### Problem statement
Leave out the pictures and set down exactly the lines from the start of the listing through the one with "древесной массы из", both included.

____________

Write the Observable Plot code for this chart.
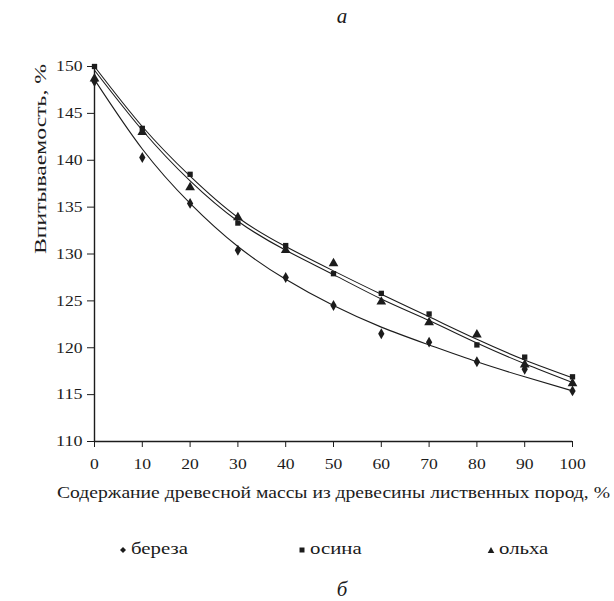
<!DOCTYPE html>
<html><head><meta charset="utf-8">
<script src="https://cdn.jsdelivr.net/npm/d3@7"></script>
<script src="https://cdn.jsdelivr.net/npm/@observablehq/plot@0.6"></script>
<style>
html,body{margin:0;padding:0;background:#fff;}
#wrap{position:relative;width:614px;height:601px;overflow:hidden;font-family:"Liberation Serif","DejaVu Serif",serif;color:#1a1a1a;}
#chart{position:absolute;left:0;top:0;}
#chart svg, #chart svg text{font-family:"Liberation Serif","DejaVu Serif",serif !important;}
.cap{position:absolute;font-style:italic;font-size:21px;width:40px;text-align:center;line-height:1;}
#legend{position:absolute;left:0;top:540px;width:614px;height:22px;font-size:16px;}
.li{position:absolute;top:0;white-space:nowrap;}
.li svg{position:absolute;top:6px;}
.li span{position:absolute;left:12px;top:0;display:inline-block;transform:scaleX(1.3);transform-origin:left center;}
</style></head>
<body>
<div id="wrap">
  <div id="chart"></div>
  <div class="cap" id="capA" style="left:322px;top:6px;">а</div>
  <div id="legend"></div>
  <div class="cap" id="capB" style="left:322px;top:579px;">б</div>
</div>
<script>
// ---- data ----
const content = [0, 10, 20, 30, 40, 50, 60, 70, 80, 90, 100];
const seriesNames = ["береза", "осина", "ольха"];
const berezaPts = [148.4, 140.3, 135.4, 130.4, 127.5, 124.5, 121.5, 120.6, 118.5, 117.7, 115.4];
const osinaPts  = [150.0, 143.4, 138.5, 133.3, 130.9, 127.9, 125.8, 123.6, 120.3, 119.0, 116.9];
const olkhaPts  = [148.7, 143.0, 137.1, 133.9, 130.4, 129.0, 124.9, 122.7, 121.4, 118.2, 116.2];
// trend curves
const berezaFit = [148.6, 141.2, 135.4, 130.8, 127.3, 124.5, 122.2, 120.3, 118.5, 116.9, 115.4];
const osinaFit  = [150.0, 143.6, 138.3, 133.9, 130.8, 128.2, 125.7, 123.3, 120.9, 118.7, 116.8];
const olkhaFit  = [149.6, 143.2, 137.8, 133.5, 130.4, 127.8, 125.2, 122.9, 120.5, 118.3, 116.3];
const xTicks = [0, 10, 20, 30, 40, 50, 60, 70, 80, 90, 100];
const yTicks = [110, 115, 120, 125, 130, 135, 140, 145, 150];
const yLabel = "Впитываемость, %";
const xLabel = "Содержание древесной массы из древесины лиственных пород, %";

const ink = "#1c1c1c";
const serif = "'Liberation Serif', 'DejaVu Serif', serif";
const rows = (name, ys) => content.map((x, i) => ({x, y: ys[i], s: name}));
const fitRows = [...rows("береза", berezaFit), ...rows("осина", osinaFit), ...rows("ольха", olkhaFit)];

const chart = Plot.plot({
  width: 614, height: 515,
  marginTop: 66, marginLeft: 94, marginRight: 42, marginBottom: 74,
  x: {domain: [0, 100]},
  y: {domain: [110, 150]},
  style: {fontFamily: serif, fontSize: "15px", color: ink, background: "transparent", overflow: "visible"},
  marks: [
    Plot.axisX({ticks: xTicks, tickSize: 6, tickPadding: 11, label: null, tickFormat: d => String(d), stroke: ink, fontFamily: serif}),
    Plot.axisY({ticks: yTicks, tickSize: 7, tickPadding: 5, label: null, tickFormat: d => String(d), stroke: ink, fontFamily: serif}),
    Plot.ruleX([0], {stroke: ink, strokeWidth: 1.4}),
    Plot.ruleY([110], {stroke: ink, strokeWidth: 1.4}),
    Plot.line(fitRows, {x: "x", y: "y", z: "s", curve: "natural", stroke: ink, strokeWidth: 1.1}),
    Plot.dot(rows("береза", berezaPts), {x: "x", y: "y", symbol: "diamond", r: 3.3, fill: ink}),
    Plot.dot(rows("осина", osinaPts), {x: "x", y: "y", symbol: "square", r: 3, fill: ink}),
    Plot.dot(rows("ольха", olkhaPts), {x: "x", y: "y", symbol: "triangle", r: 3.6, fill: ink}),
    Plot.text([yLabel], {frameAnchor: "left", dx: -54, rotate: -90, fontSize: 16, fill: ink, fontFamily: serif}),
    Plot.text([xLabel], {frameAnchor: "bottom", dy: 56, fontSize: 16, fill: ink, fontFamily: serif})
  ]
});
chart.querySelectorAll("text").forEach(t => {
  const s = t.textContent;
  if (s === xLabel) { t.setAttribute("textLength", 553); t.setAttribute("lengthAdjust", "spacingAndGlyphs"); }
  else if (s === yLabel) { t.setAttribute("textLength", 190); t.setAttribute("lengthAdjust", "spacingAndGlyphs"); }
  else if (/^\d+$/.test(s)) { t.setAttribute("textLength", s.length * 8.8); t.setAttribute("lengthAdjust", "spacingAndGlyphs"); }
});
document.getElementById("chart").appendChild(chart);

// legend
const legendPos = [119, 298, 487];
const symbolPaths = {
  "береза": "M4,1 L7,4 L4,7 L1,4 Z",
  "осина": "M1.5,1.5 H6.5 V6.5 H1.5 Z",
  "ольха": "M4,1 L7.3,7 H0.7 Z"
};
const legend = document.getElementById("legend");
seriesNames.forEach((n, i) => {
  const d = document.createElement("div");
  d.className = "li";
  d.style.left = legendPos[i] + "px";
  d.innerHTML = `<svg width="8" height="8"><path d="${symbolPaths[n]}" fill="${ink}"/></svg><span>${n}</span>`;
  legend.appendChild(d);
});
</script>
</body></html>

____________

### Exercise output
Write the Observable Plot code for this chart.
<!DOCTYPE html>
<html><head><meta charset="utf-8">
<script src="https://cdn.jsdelivr.net/npm/d3@7"></script>
<script src="https://cdn.jsdelivr.net/npm/@observablehq/plot@0.6"></script>
<style>
html,body{margin:0;padding:0;background:#fff;}
#wrap{position:relative;width:614px;height:601px;overflow:hidden;font-family:"Liberation Serif","DejaVu Serif",serif;color:#1a1a1a;}
#chart{position:absolute;left:0;top:0;}
#chart svg, #chart svg text{font-family:"Liberation Serif","DejaVu Serif",serif !important;}
.cap{position:absolute;font-style:italic;font-size:21px;width:40px;text-align:center;line-height:1;}
#legend{position:absolute;left:0;top:540px;width:614px;height:22px;font-size:16px;}
.li{position:absolute;top:0;white-space:nowrap;}
.li svg{position:absolute;top:6px;}
.li span{position:absolute;left:12px;top:0;display:inline-block;transform:scaleX(1.3);transform-origin:left center;}
</style></head>
<body>
<div id="wrap">
  <div id="chart"></div>
  <div class="cap" id="capA" style="left:322px;top:6px;">а</div>
  <div id="legend"></div>
  <div class="cap" id="capB" style="left:322px;top:579px;">б</div>
</div>
<script>
// ---- data ----
const content = [0, 10, 20, 30, 40, 50, 60, 70, 80, 90, 100];
const seriesNames = ["береза", "осина", "ольха"];
const berezaPts = [148.4, 140.3, 135.4, 130.4, 127.5, 124.5, 121.5, 120.6, 118.5, 117.7, 115.4];
const osinaPts  = [150.0, 143.4, 138.5, 133.3, 130.9, 127.9, 125.8, 123.6, 120.3, 119.0, 116.9];
const olkhaPts  = [148.7, 143.0, 137.1, 133.9, 130.4, 129.0, 124.9, 122.7, 121.4, 118.2, 116.2];
// trend curves
const berezaFit = [148.6, 141.2, 135.4, 130.8, 127.3, 124.5, 122.2, 120.3, 118.5, 116.9, 115.4];
const osinaFit  = [150.0, 143.6, 138.3, 133.9, 130.8, 128.2, 125.7, 123.3, 120.9, 118.7, 116.8];
const olkhaFit  = [149.6, 143.2, 137.8, 133.5, 130.4, 127.8, 125.2, 122.9, 120.5, 118.3, 116.3];
const xTicks = [0, 10, 20, 30, 40, 50, 60, 70, 80, 90, 100];
const yTicks = [110, 115, 120, 125, 130, 135, 140, 145, 150];
const yLabel = "Впитываемость, %";
const xLabel = "Содержание древесной массы из древесины лиственных пород, %";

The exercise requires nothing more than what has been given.